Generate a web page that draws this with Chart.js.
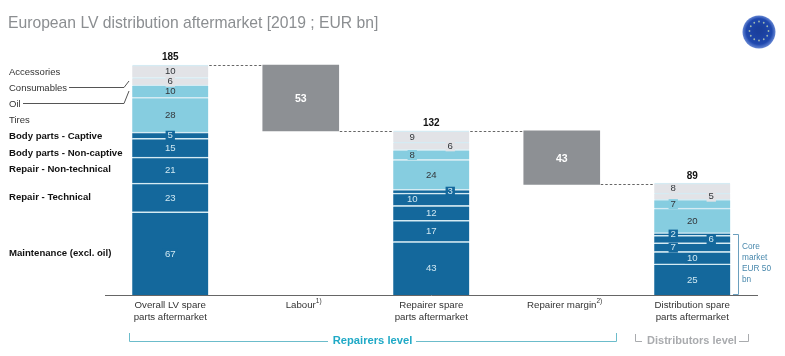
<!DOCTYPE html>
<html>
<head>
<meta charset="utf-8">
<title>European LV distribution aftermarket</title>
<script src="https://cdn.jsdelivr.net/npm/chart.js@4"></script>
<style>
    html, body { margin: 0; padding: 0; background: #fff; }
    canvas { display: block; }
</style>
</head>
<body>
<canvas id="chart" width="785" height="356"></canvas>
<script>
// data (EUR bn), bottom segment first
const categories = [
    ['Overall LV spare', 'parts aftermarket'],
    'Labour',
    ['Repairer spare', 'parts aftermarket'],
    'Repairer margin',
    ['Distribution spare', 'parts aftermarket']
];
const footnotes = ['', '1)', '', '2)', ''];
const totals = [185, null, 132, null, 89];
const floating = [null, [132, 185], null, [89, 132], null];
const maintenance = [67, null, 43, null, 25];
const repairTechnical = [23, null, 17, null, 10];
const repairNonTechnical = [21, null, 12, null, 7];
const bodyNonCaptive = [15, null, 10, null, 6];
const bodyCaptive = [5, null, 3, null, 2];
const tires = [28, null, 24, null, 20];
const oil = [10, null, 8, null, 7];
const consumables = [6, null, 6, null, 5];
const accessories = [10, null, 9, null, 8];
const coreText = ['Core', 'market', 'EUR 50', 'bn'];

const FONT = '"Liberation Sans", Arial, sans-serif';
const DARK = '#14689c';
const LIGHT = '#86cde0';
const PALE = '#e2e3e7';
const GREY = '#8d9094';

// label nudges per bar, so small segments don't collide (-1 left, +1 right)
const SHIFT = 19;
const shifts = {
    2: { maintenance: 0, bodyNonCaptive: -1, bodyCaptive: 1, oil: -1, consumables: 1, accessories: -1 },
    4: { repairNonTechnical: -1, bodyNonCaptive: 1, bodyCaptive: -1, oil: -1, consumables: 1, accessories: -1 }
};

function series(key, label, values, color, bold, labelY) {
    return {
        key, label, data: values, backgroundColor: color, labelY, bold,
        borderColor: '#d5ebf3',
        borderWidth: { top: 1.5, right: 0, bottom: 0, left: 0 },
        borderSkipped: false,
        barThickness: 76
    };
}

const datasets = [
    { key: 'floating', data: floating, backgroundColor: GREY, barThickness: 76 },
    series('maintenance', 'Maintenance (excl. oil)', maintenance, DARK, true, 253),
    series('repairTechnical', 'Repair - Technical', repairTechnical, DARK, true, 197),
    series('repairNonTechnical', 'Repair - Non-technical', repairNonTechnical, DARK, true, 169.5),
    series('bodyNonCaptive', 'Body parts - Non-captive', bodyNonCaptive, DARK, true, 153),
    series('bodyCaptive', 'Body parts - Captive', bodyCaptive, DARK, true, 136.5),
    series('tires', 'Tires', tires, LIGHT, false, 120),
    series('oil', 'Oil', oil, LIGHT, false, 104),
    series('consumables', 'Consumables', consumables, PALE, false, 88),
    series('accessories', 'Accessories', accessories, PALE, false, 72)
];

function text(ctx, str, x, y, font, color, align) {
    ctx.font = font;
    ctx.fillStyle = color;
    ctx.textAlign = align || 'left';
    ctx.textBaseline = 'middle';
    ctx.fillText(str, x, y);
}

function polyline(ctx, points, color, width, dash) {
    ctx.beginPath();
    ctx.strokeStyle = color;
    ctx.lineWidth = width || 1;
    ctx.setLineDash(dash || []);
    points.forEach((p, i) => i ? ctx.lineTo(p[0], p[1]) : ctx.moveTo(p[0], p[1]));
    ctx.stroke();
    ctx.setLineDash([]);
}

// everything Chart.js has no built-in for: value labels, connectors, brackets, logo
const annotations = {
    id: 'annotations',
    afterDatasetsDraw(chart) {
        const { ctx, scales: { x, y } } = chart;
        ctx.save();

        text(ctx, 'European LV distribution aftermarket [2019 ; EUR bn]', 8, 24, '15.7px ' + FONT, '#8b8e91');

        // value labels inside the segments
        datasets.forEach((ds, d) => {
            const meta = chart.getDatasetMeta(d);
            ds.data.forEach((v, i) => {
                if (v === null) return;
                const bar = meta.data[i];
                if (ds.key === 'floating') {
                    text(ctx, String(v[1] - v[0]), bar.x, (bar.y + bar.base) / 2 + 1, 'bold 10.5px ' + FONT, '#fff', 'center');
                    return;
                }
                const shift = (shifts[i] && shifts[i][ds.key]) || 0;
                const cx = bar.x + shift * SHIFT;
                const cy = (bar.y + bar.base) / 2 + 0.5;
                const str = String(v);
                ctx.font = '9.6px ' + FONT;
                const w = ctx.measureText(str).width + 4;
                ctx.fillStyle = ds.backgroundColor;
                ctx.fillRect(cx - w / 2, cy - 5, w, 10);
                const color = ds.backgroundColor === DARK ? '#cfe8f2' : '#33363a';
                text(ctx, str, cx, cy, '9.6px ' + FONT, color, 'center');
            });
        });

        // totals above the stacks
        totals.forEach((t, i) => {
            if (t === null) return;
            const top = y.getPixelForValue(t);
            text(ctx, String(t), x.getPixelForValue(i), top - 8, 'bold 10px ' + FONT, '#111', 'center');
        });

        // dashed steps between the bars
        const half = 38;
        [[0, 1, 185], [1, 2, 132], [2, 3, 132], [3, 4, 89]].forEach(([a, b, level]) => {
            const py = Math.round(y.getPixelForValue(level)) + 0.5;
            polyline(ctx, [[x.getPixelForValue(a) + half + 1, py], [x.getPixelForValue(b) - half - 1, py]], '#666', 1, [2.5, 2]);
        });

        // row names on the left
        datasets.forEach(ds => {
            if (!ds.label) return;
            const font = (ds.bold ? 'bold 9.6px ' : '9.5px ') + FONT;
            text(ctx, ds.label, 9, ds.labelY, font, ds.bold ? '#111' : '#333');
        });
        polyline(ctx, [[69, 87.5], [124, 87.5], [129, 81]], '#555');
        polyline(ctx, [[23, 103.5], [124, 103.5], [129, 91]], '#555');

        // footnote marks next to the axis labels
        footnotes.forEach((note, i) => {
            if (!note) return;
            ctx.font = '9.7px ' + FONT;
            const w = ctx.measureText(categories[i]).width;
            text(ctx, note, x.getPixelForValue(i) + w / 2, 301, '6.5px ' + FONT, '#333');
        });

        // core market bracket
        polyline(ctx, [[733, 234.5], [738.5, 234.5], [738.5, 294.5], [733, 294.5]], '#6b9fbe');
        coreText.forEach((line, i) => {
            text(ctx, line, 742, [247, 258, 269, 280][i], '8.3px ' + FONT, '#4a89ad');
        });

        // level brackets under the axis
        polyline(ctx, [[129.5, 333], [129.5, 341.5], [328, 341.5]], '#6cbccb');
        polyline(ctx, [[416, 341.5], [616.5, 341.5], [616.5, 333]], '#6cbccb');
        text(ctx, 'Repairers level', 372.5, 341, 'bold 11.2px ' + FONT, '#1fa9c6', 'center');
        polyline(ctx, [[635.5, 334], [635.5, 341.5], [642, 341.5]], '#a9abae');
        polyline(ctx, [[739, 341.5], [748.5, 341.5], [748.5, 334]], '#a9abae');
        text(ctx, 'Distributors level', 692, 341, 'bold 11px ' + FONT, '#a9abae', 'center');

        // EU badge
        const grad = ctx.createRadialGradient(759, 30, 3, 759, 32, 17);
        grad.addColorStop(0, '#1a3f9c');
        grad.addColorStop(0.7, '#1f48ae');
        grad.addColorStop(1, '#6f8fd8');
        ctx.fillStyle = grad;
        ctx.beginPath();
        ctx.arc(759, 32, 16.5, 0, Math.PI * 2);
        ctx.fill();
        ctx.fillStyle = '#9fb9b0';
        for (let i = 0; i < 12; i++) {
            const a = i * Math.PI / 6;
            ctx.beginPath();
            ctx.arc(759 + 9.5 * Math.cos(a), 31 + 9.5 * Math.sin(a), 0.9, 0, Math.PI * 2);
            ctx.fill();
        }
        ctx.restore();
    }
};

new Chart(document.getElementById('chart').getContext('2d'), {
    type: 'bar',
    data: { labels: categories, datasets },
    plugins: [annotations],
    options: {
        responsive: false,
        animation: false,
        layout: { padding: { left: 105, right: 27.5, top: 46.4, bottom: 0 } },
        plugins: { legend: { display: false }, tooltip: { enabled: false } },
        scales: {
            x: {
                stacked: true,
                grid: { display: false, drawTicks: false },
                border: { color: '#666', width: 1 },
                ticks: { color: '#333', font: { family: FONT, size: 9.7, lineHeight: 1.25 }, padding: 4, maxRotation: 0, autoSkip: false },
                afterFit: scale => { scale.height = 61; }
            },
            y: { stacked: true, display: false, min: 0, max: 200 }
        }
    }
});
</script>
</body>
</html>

━━━━━━━━━━━━━━━━━━━━━━━━━━━━━━

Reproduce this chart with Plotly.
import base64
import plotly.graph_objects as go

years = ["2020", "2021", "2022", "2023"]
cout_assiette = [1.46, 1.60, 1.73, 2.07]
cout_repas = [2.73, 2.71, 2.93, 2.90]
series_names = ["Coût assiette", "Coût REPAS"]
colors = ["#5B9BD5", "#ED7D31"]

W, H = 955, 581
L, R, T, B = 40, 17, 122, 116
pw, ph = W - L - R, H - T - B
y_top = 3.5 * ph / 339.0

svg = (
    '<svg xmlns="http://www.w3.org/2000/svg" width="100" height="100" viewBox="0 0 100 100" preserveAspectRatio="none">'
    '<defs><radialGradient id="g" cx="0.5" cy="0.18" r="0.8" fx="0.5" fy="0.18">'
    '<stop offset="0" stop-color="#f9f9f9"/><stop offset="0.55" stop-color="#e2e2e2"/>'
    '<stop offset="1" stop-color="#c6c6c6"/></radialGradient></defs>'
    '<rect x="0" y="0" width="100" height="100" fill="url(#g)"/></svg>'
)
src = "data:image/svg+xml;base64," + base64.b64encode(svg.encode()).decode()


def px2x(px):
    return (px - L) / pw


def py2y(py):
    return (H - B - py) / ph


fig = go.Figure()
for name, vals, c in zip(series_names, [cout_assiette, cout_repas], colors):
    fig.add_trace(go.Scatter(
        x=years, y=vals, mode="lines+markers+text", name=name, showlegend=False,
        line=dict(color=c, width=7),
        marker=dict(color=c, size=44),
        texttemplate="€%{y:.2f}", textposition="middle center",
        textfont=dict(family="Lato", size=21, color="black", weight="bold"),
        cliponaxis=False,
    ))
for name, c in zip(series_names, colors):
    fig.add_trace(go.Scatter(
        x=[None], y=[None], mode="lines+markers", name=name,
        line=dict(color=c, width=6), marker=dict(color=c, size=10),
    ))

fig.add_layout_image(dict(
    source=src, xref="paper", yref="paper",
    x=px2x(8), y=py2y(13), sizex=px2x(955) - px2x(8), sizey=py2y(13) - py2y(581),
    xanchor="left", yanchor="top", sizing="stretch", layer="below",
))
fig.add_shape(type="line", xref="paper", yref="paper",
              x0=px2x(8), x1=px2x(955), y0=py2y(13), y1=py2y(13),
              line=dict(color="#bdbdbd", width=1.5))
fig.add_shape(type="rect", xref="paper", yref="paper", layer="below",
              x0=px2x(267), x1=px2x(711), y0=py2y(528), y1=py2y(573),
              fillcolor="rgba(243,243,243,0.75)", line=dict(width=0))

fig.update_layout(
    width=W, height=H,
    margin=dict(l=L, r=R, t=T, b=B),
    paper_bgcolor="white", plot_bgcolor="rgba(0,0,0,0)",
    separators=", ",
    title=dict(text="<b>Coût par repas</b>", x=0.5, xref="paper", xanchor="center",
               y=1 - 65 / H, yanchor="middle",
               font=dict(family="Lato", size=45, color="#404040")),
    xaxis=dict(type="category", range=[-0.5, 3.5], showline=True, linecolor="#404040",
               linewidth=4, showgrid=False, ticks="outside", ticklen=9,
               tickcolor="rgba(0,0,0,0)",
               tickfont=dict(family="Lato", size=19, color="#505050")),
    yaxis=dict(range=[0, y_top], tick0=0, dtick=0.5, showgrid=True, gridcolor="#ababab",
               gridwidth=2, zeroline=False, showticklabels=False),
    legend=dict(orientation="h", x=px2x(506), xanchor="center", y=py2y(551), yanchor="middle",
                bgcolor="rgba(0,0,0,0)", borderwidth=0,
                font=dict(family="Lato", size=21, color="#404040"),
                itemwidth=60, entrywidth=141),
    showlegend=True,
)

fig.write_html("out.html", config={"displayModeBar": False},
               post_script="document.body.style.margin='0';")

━━━━━━━━━━━━━━━━━━━━━━━━━━━━━━

What you are asked to do: Search the listing for the word "with". Copy every line in which it occurs.

Output for this task:
Generate a web page that draws this with Chart.js.
Reproduce this chart with Plotly.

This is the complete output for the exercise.